Das proteinarme Futter verringerte die scheinbare Wasseraufnahme der Schweine im Vergleich zum proteinreichen Futter während der gesamten Mastperiode um etwa 7 % (Abb. 1). Der niedrigere Rohproteingehalt im Futter geht mit einem niedrigeren Kaliumgehalt und einem niedrigeren Elektrolythaushalt einher, da Sojaschrot, die Hauptproteinquelle, reich an Kalium ist. Diese Veränderung des Elektrolythaushalts verringert das Durstgefühl der Tiere und reduziert die Wasseraufnahme. Infolgedessen verringerte sich die während der Mastperiode produzierte Güllemenge um 11 %. Die anfallende Gülle war konzentrierter und wies einen höheren Trockensubstanzgehalt und einen niedrigeren Stickstoffgehalt in der Trockensubstanz auf (−22 %). Das Gesamtergebnis ist eine Verringerung des N-Gehalts der Gülle zum Zeitpunkt der Entleerung der Güllegrube um 18 % (Tab. 2).

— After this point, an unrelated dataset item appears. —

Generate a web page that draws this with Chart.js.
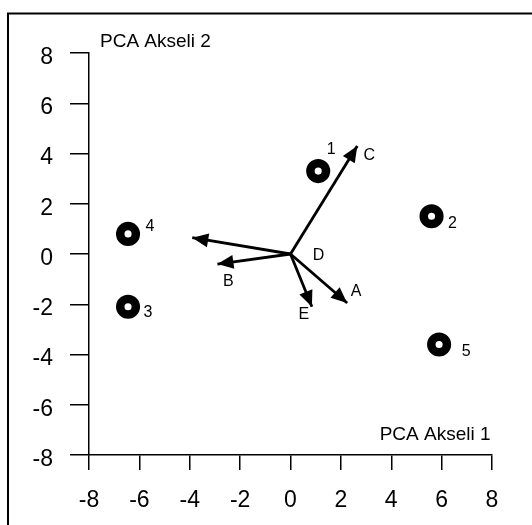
<!DOCTYPE html>
<html><head><meta charset="utf-8">
<script src="https://cdn.jsdelivr.net/npm/chart.js@4/dist/chart.umd.min.js"></script>
<style>html,body{margin:0;padding:0;background:#fff}</style>
</head><body>
<canvas id="c" width="532" height="525" style="display:block;width:532px;height:525px"></canvas>
<script>
// ---- data ----
const sampleLabels = ['1', '2', '3', '4', '5'];
const sampleX = [1.1, 5.6, -6.45, -6.45, 5.9];
const sampleY = [3.3, 1.5, -2.1, 0.8, -3.6];
const varLabels = ['C', 'D', 'B', 'E', 'A'];
const varX = [2.65, -3.9, -2.9, 0.85, 2.25];
const varY = [4.3, 0.65, -0.4, -2.1, -1.95];
const xTicks = [-8, -6, -4, -2, 0, 2, 4, 6, 8];
const yTicks = [-8, -6, -4, -2, 0, 2, 4, 6, 8];
const xTitle = 'PCA Akseli 1';
const yTitle = 'PCA Akseli 2';

// ---- styles ----
const FONT = "'Liberation Sans', Arial, sans-serif";
Chart.defaults.font.family = FONT;
Chart.defaults.color = '#000';
const sampleLabelOffsets = [[13, -21], [21, 7], [20, 6], [22, -7], [27, 7]];
// offsets relative to arrow tip (or tail for anchor 'tail')
const varLabelStyle = [
  {anchor: 'tip', dx: 12, dy: 10},
  {anchor: 'tail', dx: 28, dy: 2},
  {anchor: 'tip', dx: 11, dy: 18},
  {anchor: 'tip', dx: -8, dy: 8},
  {anchor: 'tip', dx: 9, dy: -11}
];

const datasets = varX.map((vx, i) => ({
  data: [{x: 0, y: 0}, {x: vx, y: varY[i]}],
  showLine: true,
  borderColor: '#000',
  borderWidth: 2.8,
  pointRadius: 0,
  pointHoverRadius: 0
}));
datasets.push({
  data: sampleX.map((x, i) => ({x, y: sampleY[i]})),
  showLine: false,
  pointRadius: 7.8,
  pointHoverRadius: 7.8,
  borderWidth: 8.5,
  pointBorderWidth: 8.5,
  pointBackgroundColor: '#fff',
  pointBorderColor: '#000'
});

const overlay = {
  id: 'overlay',
  afterDraw(chart) {
    const {ctx, scales: {x, y}, chartArea: ca} = chart;
    ctx.save();
    // outer frame (clipped by canvas at right/bottom)
    ctx.strokeStyle = '#000';
    ctx.lineWidth = 2;
    ctx.beginPath();
    ctx.moveTo(8, 700); ctx.lineTo(8, 13.5); ctx.lineTo(700, 13.5);
    ctx.stroke();
    // arrowheads
    const x0 = x.getPixelForValue(0), y0 = y.getPixelForValue(0);
    const L = 16, W = 7;
    ctx.fillStyle = '#000';
    varX.forEach((vx, i) => {
      const tx = x.getPixelForValue(vx), ty = y.getPixelForValue(varY[i]);
      const a = Math.atan2(ty - y0, tx - x0);
      const c = Math.cos(a), s = Math.sin(a);
      ctx.beginPath();
      ctx.moveTo(tx, ty);
      ctx.lineTo(tx - L * c + W * s, ty - L * s - W * c);
      ctx.lineTo(tx - L * c - W * s, ty - L * s + W * c);
      ctx.closePath();
      ctx.fill();
    });
    // variable labels
    ctx.font = '16px ' + FONT;
    ctx.textAlign = 'center';
    ctx.textBaseline = 'middle';
    varLabels.forEach((lab, i) => {
      const st = varLabelStyle[i];
      const bx = st.anchor === 'tip' ? x.getPixelForValue(varX[i]) : x0;
      const by = st.anchor === 'tip' ? y.getPixelForValue(varY[i]) : y0;
      ctx.fillText(lab, bx + st.dx, by + st.dy);
    });
    // sample labels
    sampleLabels.forEach((lab, i) => {
      const px = x.getPixelForValue(sampleX[i]), py = y.getPixelForValue(sampleY[i]);
      ctx.fillText(lab, px + sampleLabelOffsets[i][0], py + sampleLabelOffsets[i][1]);
    });
    // axis titles
    ctx.font = '19px ' + FONT;
    ctx.textBaseline = 'alphabetic';
    ctx.textAlign = 'left';
    ctx.fillText(yTitle, ca.left + 11, ca.top - 6.5);
    ctx.textAlign = 'right';
    ctx.fillText(xTitle, ca.right - 1.5, ca.bottom - 15);
    ctx.restore();
  }
};

const axisCommon = (vals, tickLen, labelOffset) => ({
  type: 'linear',
  min: -8, max: 8,
  afterBuildTicks: s => { s.ticks = vals.map(v => ({value: v})); },
  ticks: {font: {size: 23}, color: '#000', padding: 17, maxRotation: 0, autoSkip: false, labelOffset},
  grid: {drawOnChartArea: false, drawTicks: true, tickLength: tickLen, color: '#000', lineWidth: 1.5},
  border: {display: true, color: '#000', width: 1.5}
});

const xAxis = Object.assign(axisCommon(xTicks, 15, 0), {position: 'bottom', afterFit: s => { s.height = 70; }});
const yAxis = Object.assign(axisCommon(yTicks, 19, 4.5), {position: 'left', afterFit: s => { s.width = 89; }});

new Chart(document.getElementById('c'), {
  type: 'scatter',
  data: {datasets},
  options: {
    responsive: false,
    animation: false,
    layout: {padding: {top: 53, right: 40, left: 0, bottom: 0}},
    plugins: {legend: {display: false}, tooltip: {enabled: false}},
    scales: {x: xAxis, y: yAxis}
  },
  plugins: [overlay]
});
</script>
</body></html>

Tabelle 2: Anfall und Zusammensetzung der Gülle in Abhängigkeit von der Gabe von proteinreichem und proteinarmem Futter während der gesamten Mastperiode (20−105 kg Lebendgewicht).
Hoher RP-Gehalt | Niedriger RP-Gehalt | Niedriger vs. hoher RP-Gehalt | ||
---|---|---|---|---|
Differenz | % | |||
Gülleproduktion (l/Schwein) | 345 | 308 | -38 | -11% |
% Trockensubstanz Gülle | 5,31 | 6,22 | 0,91 | 17% |
% N / Trockesubstanz | 10,0 | 7,8 | -2,2 | -22% |
kg N/Schwein | 1,83 | 1,49 | -0,34 | -18% |
Abschließend lässt sich sagen, dass durch die Senkung des Rohproteingehalts bei der Fütterung der Mastschweine der sichtbare Wasserverbrauch reduziert wird und somit weniger Gülle pro Schwein anfällt. Außerdem wird eine optimale Verdauungssicherheit gewährleistet, indem der Proteinüberschuss und der Katabolismus überschüssiger Aminosäuren reduziert werden, wodurch die Stickstoffausscheidung der Tiere und mögliche Stickstoffprobleme beim Güllemanagement verringert werden.